Thursday 26th November
Final day’s judging: just 80 wines today. People say wine is subjective. True. But it is amazing who much consistency there is within today’s panel, the gold medal winners instantly recognized by the four members who all come from different backgrounds.
After the tasting is finished, I hunt around for some pressies to give to the family, take a little rest and then catch the bus (organized by “Wine For Dudes”) to take us to Xanadu for the Margaret River Gala Dinner where the trophies will be handed out, hence the reason for my tux. I am a little nervous as I have to make a speech and I have to follow the late Bill Baker, who had a scabrous sense of humour. I take to the microphone and jibe the audience about losing the Ashes to a third-rate English cricket team, thanking them for being so magnanimous. They want to throttle me, but they are laughing and I ad lib my way through a five-minute speech with a few self-deprecating jokes on the way. I am told that my speech was funny.
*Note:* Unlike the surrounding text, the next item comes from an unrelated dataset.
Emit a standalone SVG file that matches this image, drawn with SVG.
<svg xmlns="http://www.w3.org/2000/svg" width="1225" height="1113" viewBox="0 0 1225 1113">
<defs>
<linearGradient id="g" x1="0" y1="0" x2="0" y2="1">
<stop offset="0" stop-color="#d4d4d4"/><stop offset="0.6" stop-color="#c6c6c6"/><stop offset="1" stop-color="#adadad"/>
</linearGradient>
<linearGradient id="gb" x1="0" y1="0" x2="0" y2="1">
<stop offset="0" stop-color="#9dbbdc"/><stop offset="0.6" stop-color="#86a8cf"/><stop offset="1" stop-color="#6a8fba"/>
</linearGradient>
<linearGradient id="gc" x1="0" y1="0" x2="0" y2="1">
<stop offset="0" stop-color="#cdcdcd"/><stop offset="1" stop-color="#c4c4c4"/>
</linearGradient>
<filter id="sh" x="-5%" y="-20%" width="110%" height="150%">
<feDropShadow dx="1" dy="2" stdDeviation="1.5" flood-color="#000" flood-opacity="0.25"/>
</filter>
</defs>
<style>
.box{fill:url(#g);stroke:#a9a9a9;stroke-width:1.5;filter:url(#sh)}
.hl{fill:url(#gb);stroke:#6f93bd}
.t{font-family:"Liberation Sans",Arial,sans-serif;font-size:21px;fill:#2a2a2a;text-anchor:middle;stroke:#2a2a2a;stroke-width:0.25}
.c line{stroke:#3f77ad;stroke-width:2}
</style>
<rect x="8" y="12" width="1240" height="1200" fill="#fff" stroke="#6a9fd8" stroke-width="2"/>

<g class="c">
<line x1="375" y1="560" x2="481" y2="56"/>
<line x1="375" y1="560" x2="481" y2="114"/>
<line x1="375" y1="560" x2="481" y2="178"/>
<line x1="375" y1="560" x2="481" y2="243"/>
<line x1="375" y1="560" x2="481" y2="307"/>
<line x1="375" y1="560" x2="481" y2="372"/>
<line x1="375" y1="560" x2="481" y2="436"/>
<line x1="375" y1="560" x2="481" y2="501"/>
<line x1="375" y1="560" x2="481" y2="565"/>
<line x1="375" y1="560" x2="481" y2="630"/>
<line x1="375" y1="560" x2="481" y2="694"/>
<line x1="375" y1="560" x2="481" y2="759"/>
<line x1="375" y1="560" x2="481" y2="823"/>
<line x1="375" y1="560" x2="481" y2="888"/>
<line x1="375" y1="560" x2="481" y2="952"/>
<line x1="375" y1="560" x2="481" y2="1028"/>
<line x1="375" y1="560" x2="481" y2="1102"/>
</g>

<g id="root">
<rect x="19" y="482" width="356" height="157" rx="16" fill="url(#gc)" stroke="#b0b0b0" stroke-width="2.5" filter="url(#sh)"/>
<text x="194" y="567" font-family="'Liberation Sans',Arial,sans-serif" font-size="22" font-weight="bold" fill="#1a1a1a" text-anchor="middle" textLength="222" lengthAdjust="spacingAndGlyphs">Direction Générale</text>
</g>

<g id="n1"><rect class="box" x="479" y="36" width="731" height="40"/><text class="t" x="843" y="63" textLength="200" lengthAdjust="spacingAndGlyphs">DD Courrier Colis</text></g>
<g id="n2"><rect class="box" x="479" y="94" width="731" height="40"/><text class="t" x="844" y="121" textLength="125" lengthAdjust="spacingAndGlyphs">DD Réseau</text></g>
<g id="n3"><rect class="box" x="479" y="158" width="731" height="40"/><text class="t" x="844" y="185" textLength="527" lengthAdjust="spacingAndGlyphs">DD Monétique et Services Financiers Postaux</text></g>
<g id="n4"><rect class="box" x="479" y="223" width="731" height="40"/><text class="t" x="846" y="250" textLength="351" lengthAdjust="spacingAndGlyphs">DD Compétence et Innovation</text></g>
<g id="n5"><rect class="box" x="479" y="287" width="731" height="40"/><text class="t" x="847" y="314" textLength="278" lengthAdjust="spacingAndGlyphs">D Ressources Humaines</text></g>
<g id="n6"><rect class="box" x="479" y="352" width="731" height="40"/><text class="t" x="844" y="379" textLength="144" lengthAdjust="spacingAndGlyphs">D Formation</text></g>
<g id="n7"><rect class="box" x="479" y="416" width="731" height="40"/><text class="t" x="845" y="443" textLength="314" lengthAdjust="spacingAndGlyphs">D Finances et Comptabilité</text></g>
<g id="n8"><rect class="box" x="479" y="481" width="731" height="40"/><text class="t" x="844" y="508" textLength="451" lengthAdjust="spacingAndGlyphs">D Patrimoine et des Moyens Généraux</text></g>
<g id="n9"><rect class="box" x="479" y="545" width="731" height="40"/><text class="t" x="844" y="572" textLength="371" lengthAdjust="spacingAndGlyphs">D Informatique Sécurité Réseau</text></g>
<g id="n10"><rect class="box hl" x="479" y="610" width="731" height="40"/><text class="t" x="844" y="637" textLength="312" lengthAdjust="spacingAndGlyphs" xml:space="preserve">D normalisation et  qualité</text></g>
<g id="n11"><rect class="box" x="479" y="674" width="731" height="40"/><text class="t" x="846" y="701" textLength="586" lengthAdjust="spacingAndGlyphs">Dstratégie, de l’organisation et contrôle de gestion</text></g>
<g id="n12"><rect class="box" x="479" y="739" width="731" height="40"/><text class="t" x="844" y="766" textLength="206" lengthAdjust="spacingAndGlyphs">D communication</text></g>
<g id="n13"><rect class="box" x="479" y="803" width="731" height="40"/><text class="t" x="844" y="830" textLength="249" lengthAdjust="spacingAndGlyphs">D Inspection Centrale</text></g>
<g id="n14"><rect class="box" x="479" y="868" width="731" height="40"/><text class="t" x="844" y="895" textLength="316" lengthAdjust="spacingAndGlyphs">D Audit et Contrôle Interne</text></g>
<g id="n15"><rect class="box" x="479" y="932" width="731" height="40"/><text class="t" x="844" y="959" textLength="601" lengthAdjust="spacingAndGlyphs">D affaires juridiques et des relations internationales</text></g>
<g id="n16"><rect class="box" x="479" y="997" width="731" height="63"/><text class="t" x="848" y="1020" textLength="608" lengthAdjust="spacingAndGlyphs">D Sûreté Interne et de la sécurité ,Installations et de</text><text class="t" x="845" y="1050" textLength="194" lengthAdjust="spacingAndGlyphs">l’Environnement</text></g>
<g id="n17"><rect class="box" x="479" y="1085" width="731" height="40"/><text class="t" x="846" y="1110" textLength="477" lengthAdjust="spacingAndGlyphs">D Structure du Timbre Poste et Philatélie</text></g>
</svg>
The MC for the evening, who has thus far done a reasonable job, then tells a gag involving a penguin, a seal and a reference to fellatio that leaves the audience dumbfounded with its inappropriateness. Time to leave. Huon drives us back to Margaret River, I join my fellow judges for a late night cocktail and then head home to bed.
Friday 27th November
I check out of the hotel, join my judges at the Urban Bean cafe for a full breakfast which is utterly orgasmic, and then attend the exhibitors tasting where winemakers can confront me and ask why the hell I awarded them a desultory score and whether I want to walk out alive (well, that is what I heard, but they all seem friendly.) Huon then drives me back to Perth and we chat about wine during the journey back. The wine community is pan-global and with my flight not until 01.55, David Wainwright has put me in touch of a fellow oenophile who is willing to spend an evening with me, which is better than spending 10 hours in Perth’s airport lounge. In fact, we have a splendid evening at Ecco pizza parlour around the corner with a sensational couple of Margaret River wines – the blind date seems to have passed off successfully and I am kindly driven to the airport. It is time to go home.